The California Coastal Commission this week unanimously approved an application for the expansion of Balboa Marina, construction of a public dock component and a new restaurant.
The project, located at 201 East Coast Hwy., includes both landside and waterside development. The applicants are both the Irvine Company and the city of Newport Beach.
Meeting inside Newport Beach council chambers Thursday, coastal staff recommended approval with 17 special conditions, most of which focus on protecting sensitive animal and plant species, and public access.
“This is the type of development that is encouraged by the Coastal Act,” said Shawna Schaffner, CAA Planning, representing the applicant.
Commissioners only had a few questions related to public access, and almost no other comments.
“This looks like a very well thought out process,” said Commissioner Steve Kinsey
The project plans to expand the existing private marina to include 26 new slips (for a total of 131). The expansion will accommodate a variety of boats including 14 boats ranging in size from 20-feet to 40-feet and 12 boats ranging in size from 50-feet to 80-feet.

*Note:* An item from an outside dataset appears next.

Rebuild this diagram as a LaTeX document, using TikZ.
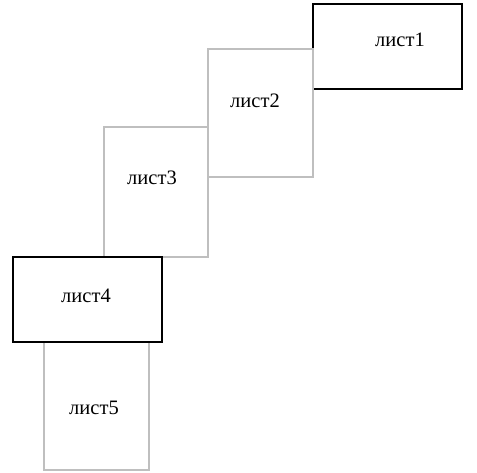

It also includes plans to install a new public dock system, with a dedicated 8-foot-wide public walkway from PCH. A new gangway will be included with the public docks, as well as an additional eight public transient slips for a total of 12 public transient use slips for boats up to 20-feet in length. The gangway and the public docks will be maintained by the city.
The current surface parking lot and an existing yacht brokerage and restroom building will be demolished. A new one-story, 24-foot-9-inch tall, 14,252-square-foot restaurant will be constructed.
It’s an appropriate location in an underserved area of the harbor for public access, said Harbor Resources Manager Chris Miller. They support the project, he said. Miller called the Irvine Company a “cooperative, willing and generous partner” in providing the public access for the city with the public dock component of the project.
Harbor Commission Chair Paul Blank supported the project. It facilitates visitor access and supports the Commission’s previous recommendation of a public pier at Balboa Marina, he said.
But not everyone is on board with the Balboa Marina project.
Seven letters and a petition opposing the plans were submitted to the CCC. Opponents have concerns about traffic, parking, public access, views, noise, and more.
A lot of fears raised by the project concern not only the local neighborhood, but the general public, Linda Isle resident William O’Conner said Thursday at the meeting.
He mentioned the sewer system, the sea wall, bridge blockage, and lack of consideration for Linda Isle during the testing process. He also asked CCC for a full environmental impact report.
“It will have a negative impact,” on the area, added Margo O’Conner.
It is very much used by the public, she said, and this project will create a loss of use.
There is a real opportunity for the Coastal Commission to create a public multi-use pathway, William O’Conner pointed out.
The project is too big, stays open too late and not compatible with the nearby restaurant, Margo O’Conner noted.
The parking lot isn’t too small, the project is too big, a few opponents pointed out.
Several opponents voiced concerns about the late hours and possible disruption and noise it will cause for the community.
The lounge is a “very limited area” in the restaurant, Schaffner countered. There will also be additional input from the city regarding the hours, she pointed out.
Coastal Commission staff note in their report that other major issues raised by this proposed development concern impacts to marine resources, water quality, visual resources, hazards, and public access.
Responding to the concern about blocking views, CCC staff pointed out that there have been redesigns to, among other things, lower the overall height.
A redesign of the parking lot is also included to improve traffic circulation resulting in 250 parking spaces plus 44 tandem/valet-stacked parking spaces for a total of 294 parking spaces.
Plans also include installing hardscape and landscape, and a new restroom.
In order to accommodate the new docks and provide safe navigation and vessel berthing, the project also includes dredging of 9,900 cubic yards of material, which will be disposed of at an approved ocean disposal site located approximately four miles southwest of the Newport Harbor entrance.
The special conditions staff suggested with the permit include requiring pre-construction surveys and avoidance of specific birds and other sensitive species, submittal of a revised eelgrass mitigation plan that will occur prior to construction in certain areas, updated eelgrass surveys, implementing a coastal public access sign plan, requiring 16 off-site employee parking spaces, and more. There are also several conditions that aim to minimize any impact to water quality and marine resources.
Staff also suggested a condition that requires the Irvine Company to “irrevocably offer to dedicate a public access easement.”